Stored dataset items
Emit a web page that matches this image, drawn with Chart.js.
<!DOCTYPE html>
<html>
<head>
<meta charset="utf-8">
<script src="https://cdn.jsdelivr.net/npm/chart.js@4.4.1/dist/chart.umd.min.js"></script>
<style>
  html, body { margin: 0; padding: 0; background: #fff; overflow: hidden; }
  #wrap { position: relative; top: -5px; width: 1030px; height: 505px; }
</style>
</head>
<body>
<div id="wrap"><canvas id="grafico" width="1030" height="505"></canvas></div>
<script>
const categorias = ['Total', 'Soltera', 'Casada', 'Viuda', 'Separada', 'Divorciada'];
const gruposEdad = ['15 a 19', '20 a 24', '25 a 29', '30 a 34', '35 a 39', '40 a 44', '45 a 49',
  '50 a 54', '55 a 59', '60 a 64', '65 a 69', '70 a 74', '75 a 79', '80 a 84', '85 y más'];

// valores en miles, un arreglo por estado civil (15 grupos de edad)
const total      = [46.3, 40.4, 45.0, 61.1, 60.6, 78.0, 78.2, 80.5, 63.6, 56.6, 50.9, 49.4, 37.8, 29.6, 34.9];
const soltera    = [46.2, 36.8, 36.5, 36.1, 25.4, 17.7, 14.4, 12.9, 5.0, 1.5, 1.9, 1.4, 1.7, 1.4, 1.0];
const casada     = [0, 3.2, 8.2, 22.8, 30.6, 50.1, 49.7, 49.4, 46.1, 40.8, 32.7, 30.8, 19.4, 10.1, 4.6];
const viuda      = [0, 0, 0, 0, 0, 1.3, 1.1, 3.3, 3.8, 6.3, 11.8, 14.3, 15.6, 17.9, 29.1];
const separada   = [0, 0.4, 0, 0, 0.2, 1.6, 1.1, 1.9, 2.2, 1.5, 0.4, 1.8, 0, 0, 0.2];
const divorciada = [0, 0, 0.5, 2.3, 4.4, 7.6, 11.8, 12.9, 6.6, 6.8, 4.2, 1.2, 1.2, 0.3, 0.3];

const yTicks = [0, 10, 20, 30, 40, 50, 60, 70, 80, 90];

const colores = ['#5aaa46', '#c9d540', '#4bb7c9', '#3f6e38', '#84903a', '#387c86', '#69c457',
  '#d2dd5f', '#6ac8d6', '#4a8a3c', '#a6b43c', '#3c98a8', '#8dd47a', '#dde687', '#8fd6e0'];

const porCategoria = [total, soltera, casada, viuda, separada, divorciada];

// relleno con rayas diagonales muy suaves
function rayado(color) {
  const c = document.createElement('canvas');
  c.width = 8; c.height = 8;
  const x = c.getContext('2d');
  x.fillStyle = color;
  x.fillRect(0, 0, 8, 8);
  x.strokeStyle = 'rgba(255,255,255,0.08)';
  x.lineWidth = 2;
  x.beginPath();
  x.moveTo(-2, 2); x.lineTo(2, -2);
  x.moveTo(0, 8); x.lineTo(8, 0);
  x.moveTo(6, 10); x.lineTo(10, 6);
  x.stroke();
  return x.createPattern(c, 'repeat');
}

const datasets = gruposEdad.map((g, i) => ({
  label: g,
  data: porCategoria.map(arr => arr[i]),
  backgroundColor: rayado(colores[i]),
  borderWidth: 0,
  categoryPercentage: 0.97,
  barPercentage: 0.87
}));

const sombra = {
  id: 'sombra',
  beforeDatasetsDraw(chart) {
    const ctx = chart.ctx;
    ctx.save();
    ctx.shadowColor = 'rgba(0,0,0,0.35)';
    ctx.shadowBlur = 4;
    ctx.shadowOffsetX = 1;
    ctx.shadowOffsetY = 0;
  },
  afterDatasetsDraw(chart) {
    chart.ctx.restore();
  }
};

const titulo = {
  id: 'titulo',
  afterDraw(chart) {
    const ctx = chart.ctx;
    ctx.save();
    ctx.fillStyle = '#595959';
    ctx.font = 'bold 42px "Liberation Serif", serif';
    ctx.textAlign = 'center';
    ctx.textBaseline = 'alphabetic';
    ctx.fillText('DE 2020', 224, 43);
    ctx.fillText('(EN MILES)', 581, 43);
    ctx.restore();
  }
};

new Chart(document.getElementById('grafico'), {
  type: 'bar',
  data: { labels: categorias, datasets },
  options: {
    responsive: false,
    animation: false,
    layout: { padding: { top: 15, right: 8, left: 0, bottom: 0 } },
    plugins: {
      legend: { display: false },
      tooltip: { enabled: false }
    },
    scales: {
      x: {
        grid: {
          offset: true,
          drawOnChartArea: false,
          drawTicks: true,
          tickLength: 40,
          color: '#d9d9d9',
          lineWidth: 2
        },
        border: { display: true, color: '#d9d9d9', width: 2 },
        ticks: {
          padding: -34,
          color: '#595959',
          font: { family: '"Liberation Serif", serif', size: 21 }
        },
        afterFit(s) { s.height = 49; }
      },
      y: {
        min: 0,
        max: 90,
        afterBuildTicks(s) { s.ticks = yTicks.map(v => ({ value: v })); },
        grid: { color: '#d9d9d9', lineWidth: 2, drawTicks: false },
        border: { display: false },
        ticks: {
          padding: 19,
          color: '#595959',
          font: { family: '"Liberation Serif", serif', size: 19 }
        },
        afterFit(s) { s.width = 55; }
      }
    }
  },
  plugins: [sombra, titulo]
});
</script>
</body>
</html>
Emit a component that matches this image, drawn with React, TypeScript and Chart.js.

▶ Goal of the exercise
Quote the data above verbatim from its first line to the line that includes "70, 80, 90];", with both boundary lines retained.

▶ Task result
Emit a web page that matches this image, drawn with Chart.js.
<!DOCTYPE html>
<html>
<head>
<meta charset="utf-8">
<script src="https://cdn.jsdelivr.net/npm/chart.js@4.4.1/dist/chart.umd.min.js"></script>
<style>
  html, body { margin: 0; padding: 0; background: #fff; overflow: hidden; }
  #wrap { position: relative; top: -5px; width: 1030px; height: 505px; }
</style>
</head>
<body>
<div id="wrap"><canvas id="grafico" width="1030" height="505"></canvas></div>
<script>
const categorias = ['Total', 'Soltera', 'Casada', 'Viuda', 'Separada', 'Divorciada'];
const gruposEdad = ['15 a 19', '20 a 24', '25 a 29', '30 a 34', '35 a 39', '40 a 44', '45 a 49',
  '50 a 54', '55 a 59', '60 a 64', '65 a 69', '70 a 74', '75 a 79', '80 a 84', '85 y más'];

// valores en miles, un arreglo por estado civil (15 grupos de edad)
const total      = [46.3, 40.4, 45.0, 61.1, 60.6, 78.0, 78.2, 80.5, 63.6, 56.6, 50.9, 49.4, 37.8, 29.6, 34.9];
const soltera    = [46.2, 36.8, 36.5, 36.1, 25.4, 17.7, 14.4, 12.9, 5.0, 1.5, 1.9, 1.4, 1.7, 1.4, 1.0];
const casada     = [0, 3.2, 8.2, 22.8, 30.6, 50.1, 49.7, 49.4, 46.1, 40.8, 32.7, 30.8, 19.4, 10.1, 4.6];
const viuda      = [0, 0, 0, 0, 0, 1.3, 1.1, 3.3, 3.8, 6.3, 11.8, 14.3, 15.6, 17.9, 29.1];
const separada   = [0, 0.4, 0, 0, 0.2, 1.6, 1.1, 1.9, 2.2, 1.5, 0.4, 1.8, 0, 0, 0.2];
const divorciada = [0, 0, 0.5, 2.3, 4.4, 7.6, 11.8, 12.9, 6.6, 6.8, 4.2, 1.2, 1.2, 0.3, 0.3];

const yTicks = [0, 10, 20, 30, 40, 50, 60, 70, 80, 90];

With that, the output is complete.